On est à la fois peinés de la décision de Mario, mais surtout reconnaissants du travail qu’il a accompli.
Patricia Hanigan, présidente du CA du Cinéma Beaubien
Selon elleux, il a été «l’âme du développement de nos cinémas, se préoccupant autant de la diffusion de films de qualité que de l’éducation du jeune public, en passant par la qualité de l’excellence en salle sans oublier le développement du quartier et l’intégration de pratiques écoresponsables».
Le comité compte d’ailleurs bien poursuivre ce legs.
«Le cinéma peut aussi être un lieu où on se dirige pour vivre une expérience ensemble, sortir ensemble, aller au restaurant après, donc ç’a un effet multiplicateur économique qu’il n’y a pas quand tu es dans ton salon et que tu regardes un film sur une plateforme», a dit le réalisateur Philippe Falardeau, qui a siégé plus de 10 ans à ce même CA.
Place à la relève
Si les cinémas de répertoire se font de plus en plus rares devant les mégaplexes et que les fermetures s’enchaînent (dont celle du cinéma Dollar dans l’arrondissement Côte-Saint-Luc annoncée cette semaine), Mario Fortin et son CA restent confiants face à l’avenir.
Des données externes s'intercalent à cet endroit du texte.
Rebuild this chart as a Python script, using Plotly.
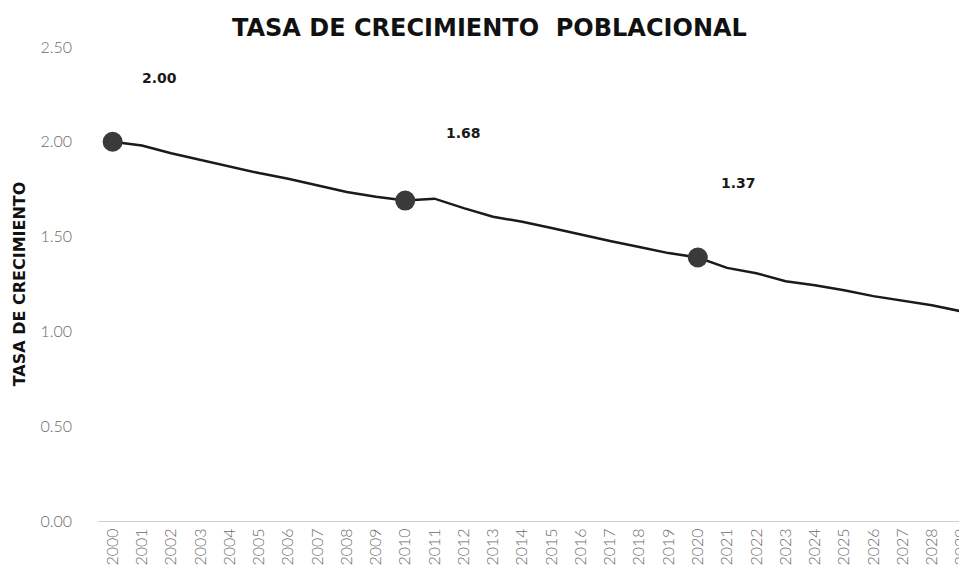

«Il y a de la relève!», a assuré Philippe Falardeau qui était sur place lors du diner-hommage.
Pour ce qui est de la personne remplaçante à la direction générale, son identité n’a pas encore été annoncée puisque le processus d’embauche est toujours en cours. Elle sera appuyée par deux autres personnes chargées de l’administration et de la programmation.
Même s’il quittera ses fonctions à la fin de l’année, Mario Fortin indique qu’il ne sera jamais bien loin du téléphone pour offrir des conseils. De plus, il siège notamment à l’Association des propriétaires de cinémas du Québec (APCQ) ainsi qu’à l’Association québécoise des cinémas d’art et d’essai (AQCAE), qu’il a d’ailleurs fondée.
On pourra également toujours croiser le cinéphile dans une salle de cinéma ou dans un festival puisqu’il continuera d’aller voir des films.
«Ça fait des années que je vois en moyenne 150 films par année, si j’arrête, je vais être en sevrage! C’est sûr que je vais continuer», a-t-il lancé.